WHAT TO WORK ON:
Quote word for word the lines below, beginning with the first and ending with the one that has "import pandas as pd". Drop the pictures.

** start **

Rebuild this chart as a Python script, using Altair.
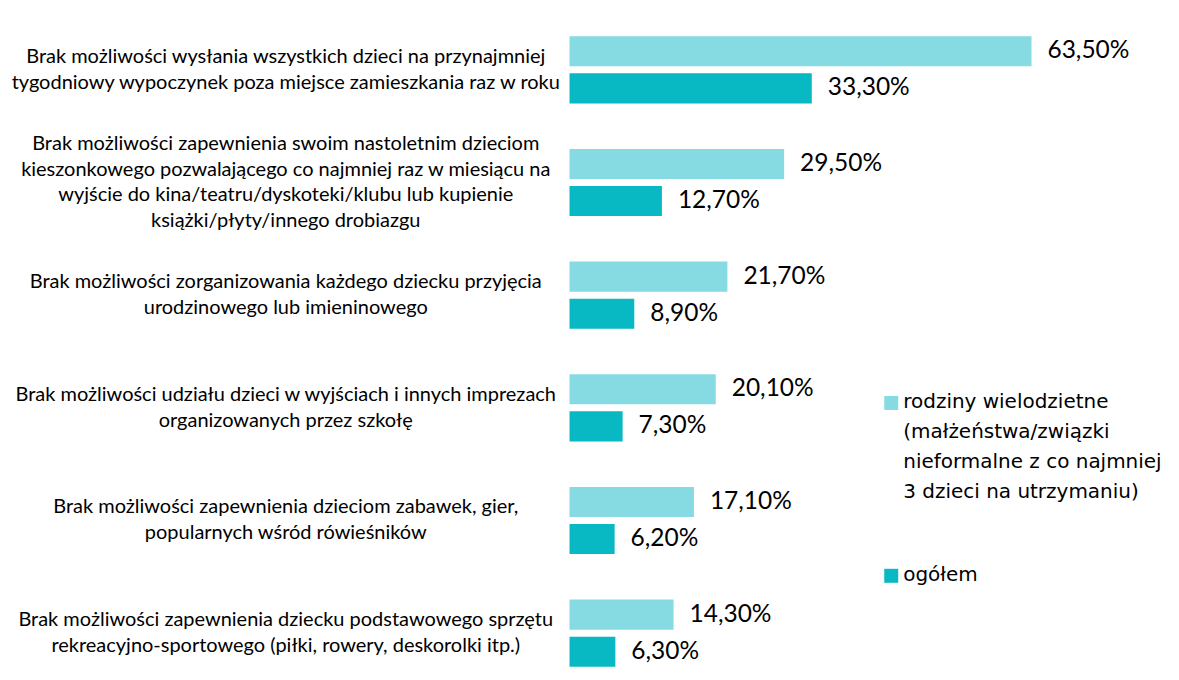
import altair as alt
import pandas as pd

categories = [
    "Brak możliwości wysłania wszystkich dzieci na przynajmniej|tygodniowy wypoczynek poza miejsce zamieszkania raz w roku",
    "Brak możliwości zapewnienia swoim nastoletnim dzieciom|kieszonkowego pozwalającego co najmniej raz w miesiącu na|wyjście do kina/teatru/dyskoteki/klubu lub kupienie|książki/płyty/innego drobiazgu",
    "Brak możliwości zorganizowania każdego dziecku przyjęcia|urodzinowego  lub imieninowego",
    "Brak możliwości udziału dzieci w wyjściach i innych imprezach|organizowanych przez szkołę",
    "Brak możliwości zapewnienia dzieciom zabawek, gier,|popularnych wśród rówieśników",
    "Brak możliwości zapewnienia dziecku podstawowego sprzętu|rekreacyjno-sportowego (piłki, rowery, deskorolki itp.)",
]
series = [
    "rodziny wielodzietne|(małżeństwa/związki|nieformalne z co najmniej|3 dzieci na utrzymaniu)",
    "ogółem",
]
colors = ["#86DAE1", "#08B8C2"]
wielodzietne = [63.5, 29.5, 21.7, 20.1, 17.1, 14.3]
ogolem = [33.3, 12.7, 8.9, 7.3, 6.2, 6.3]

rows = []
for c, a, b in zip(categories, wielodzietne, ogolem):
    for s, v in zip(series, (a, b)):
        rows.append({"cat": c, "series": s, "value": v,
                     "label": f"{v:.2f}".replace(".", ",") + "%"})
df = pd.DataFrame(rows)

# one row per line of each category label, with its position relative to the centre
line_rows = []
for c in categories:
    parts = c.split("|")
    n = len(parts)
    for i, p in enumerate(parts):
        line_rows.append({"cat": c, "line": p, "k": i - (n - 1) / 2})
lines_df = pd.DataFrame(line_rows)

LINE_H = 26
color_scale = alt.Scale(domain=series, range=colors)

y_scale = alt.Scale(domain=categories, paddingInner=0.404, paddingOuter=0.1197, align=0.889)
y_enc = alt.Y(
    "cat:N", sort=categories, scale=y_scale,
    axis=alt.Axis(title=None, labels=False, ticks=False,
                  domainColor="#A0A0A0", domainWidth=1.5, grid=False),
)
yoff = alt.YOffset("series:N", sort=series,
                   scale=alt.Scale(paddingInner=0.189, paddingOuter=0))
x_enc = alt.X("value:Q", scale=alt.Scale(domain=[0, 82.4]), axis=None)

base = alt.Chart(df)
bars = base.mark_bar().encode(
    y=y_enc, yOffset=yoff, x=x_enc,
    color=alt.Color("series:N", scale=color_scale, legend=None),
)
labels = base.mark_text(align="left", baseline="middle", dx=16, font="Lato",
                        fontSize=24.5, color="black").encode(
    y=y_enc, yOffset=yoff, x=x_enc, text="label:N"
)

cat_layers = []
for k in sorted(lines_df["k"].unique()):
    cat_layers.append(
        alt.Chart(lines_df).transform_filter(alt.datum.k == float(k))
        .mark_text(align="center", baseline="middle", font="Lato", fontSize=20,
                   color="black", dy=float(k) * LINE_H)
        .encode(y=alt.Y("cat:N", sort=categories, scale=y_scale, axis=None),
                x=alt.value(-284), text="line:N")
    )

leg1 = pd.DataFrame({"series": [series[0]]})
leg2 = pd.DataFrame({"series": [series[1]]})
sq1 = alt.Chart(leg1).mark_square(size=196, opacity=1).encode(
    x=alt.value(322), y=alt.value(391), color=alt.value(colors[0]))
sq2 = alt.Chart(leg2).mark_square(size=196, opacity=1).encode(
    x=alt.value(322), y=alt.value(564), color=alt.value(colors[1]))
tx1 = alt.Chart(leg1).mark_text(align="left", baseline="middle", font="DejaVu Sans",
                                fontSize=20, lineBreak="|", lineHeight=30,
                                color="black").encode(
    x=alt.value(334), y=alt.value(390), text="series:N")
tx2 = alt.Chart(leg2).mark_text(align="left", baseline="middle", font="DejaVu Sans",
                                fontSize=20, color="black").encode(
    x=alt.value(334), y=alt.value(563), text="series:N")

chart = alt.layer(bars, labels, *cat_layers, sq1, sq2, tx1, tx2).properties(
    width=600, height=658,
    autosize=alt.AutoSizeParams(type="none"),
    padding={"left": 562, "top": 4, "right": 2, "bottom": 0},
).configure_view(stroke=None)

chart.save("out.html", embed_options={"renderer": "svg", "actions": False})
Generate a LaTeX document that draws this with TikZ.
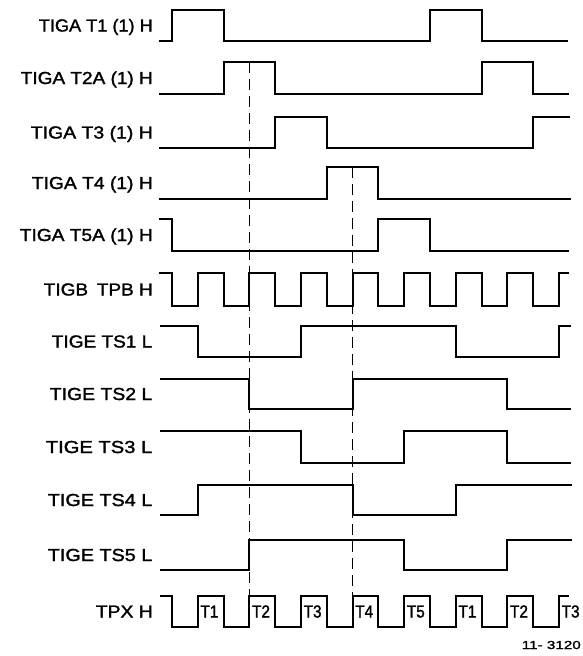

** end **

EXERCISE RESULT:
Rebuild this chart as a Python script, using Altair.
import altair as alt
import pandas as pd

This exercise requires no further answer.